Data shown:

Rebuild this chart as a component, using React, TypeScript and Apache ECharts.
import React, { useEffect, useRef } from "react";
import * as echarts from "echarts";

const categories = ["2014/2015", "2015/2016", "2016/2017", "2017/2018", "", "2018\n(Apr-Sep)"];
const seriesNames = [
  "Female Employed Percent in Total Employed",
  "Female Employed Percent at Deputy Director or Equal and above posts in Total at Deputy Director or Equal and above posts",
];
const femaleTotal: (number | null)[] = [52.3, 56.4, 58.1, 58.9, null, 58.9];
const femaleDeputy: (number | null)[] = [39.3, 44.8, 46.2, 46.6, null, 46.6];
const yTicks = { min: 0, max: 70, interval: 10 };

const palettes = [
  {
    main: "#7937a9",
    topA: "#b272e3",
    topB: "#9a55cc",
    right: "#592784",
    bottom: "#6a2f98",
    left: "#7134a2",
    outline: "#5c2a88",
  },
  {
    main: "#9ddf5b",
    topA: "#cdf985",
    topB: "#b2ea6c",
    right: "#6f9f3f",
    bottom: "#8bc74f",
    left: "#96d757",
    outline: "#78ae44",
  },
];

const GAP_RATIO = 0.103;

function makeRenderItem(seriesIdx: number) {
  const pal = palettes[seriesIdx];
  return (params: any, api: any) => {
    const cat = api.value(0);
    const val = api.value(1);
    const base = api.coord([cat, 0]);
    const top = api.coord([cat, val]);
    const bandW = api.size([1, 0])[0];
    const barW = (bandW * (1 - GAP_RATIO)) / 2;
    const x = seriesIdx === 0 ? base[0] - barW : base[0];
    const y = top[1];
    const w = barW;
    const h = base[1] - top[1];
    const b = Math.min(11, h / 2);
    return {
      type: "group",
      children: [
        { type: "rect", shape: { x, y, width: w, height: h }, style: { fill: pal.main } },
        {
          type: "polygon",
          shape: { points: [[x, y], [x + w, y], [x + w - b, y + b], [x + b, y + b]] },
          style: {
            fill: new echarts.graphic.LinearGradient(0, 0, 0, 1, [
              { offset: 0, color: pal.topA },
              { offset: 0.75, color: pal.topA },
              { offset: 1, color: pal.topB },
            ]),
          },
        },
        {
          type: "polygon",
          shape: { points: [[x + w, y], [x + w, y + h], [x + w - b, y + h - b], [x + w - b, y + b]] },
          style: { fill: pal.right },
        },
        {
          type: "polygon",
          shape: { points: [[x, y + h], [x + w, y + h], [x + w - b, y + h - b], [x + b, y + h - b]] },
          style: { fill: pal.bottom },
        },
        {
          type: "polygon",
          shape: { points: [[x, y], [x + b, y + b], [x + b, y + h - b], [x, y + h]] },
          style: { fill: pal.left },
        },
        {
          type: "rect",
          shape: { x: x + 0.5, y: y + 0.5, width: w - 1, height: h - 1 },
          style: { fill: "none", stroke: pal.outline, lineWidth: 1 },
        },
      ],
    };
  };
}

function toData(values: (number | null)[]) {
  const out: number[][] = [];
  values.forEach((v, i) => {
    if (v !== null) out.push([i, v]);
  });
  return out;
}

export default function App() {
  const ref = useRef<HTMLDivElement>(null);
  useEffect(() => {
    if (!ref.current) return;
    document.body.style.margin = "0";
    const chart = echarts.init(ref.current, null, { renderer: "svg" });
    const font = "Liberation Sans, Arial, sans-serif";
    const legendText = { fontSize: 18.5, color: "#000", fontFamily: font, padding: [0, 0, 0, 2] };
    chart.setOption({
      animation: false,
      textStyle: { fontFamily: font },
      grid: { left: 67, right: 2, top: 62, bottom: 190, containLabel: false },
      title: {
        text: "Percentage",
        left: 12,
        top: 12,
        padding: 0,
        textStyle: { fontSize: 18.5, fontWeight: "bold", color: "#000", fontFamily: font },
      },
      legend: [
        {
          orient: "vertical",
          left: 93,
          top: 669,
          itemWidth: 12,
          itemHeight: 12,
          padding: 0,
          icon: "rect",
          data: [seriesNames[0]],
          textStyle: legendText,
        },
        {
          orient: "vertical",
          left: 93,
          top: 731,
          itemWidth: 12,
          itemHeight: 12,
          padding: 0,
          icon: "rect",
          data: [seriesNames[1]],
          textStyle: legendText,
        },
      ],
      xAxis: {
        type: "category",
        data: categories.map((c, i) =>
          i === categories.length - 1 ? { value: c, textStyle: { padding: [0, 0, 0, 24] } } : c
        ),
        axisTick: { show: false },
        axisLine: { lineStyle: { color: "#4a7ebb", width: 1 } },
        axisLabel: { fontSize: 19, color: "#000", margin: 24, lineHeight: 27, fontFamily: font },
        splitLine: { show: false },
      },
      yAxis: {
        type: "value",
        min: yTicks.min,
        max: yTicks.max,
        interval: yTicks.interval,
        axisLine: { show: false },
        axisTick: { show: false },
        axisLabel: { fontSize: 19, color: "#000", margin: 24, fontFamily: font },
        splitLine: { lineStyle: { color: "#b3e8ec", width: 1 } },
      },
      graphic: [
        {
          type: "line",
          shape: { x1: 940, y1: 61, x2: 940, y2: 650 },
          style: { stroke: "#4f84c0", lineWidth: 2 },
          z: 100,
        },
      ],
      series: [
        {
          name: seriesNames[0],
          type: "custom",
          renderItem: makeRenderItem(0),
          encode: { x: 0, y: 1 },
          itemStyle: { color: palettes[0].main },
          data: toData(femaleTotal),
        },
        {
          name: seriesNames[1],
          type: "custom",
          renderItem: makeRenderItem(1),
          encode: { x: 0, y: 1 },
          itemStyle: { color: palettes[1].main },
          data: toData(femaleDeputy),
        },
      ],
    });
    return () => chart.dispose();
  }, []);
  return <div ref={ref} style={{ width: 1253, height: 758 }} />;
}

Exercise aim: Show, from the material above, each line that includes the string "React".

Response to the exercise:
Rebuild this chart as a component, using React, TypeScript and Apache ECharts.
import React, { useEffect, useRef } from "react";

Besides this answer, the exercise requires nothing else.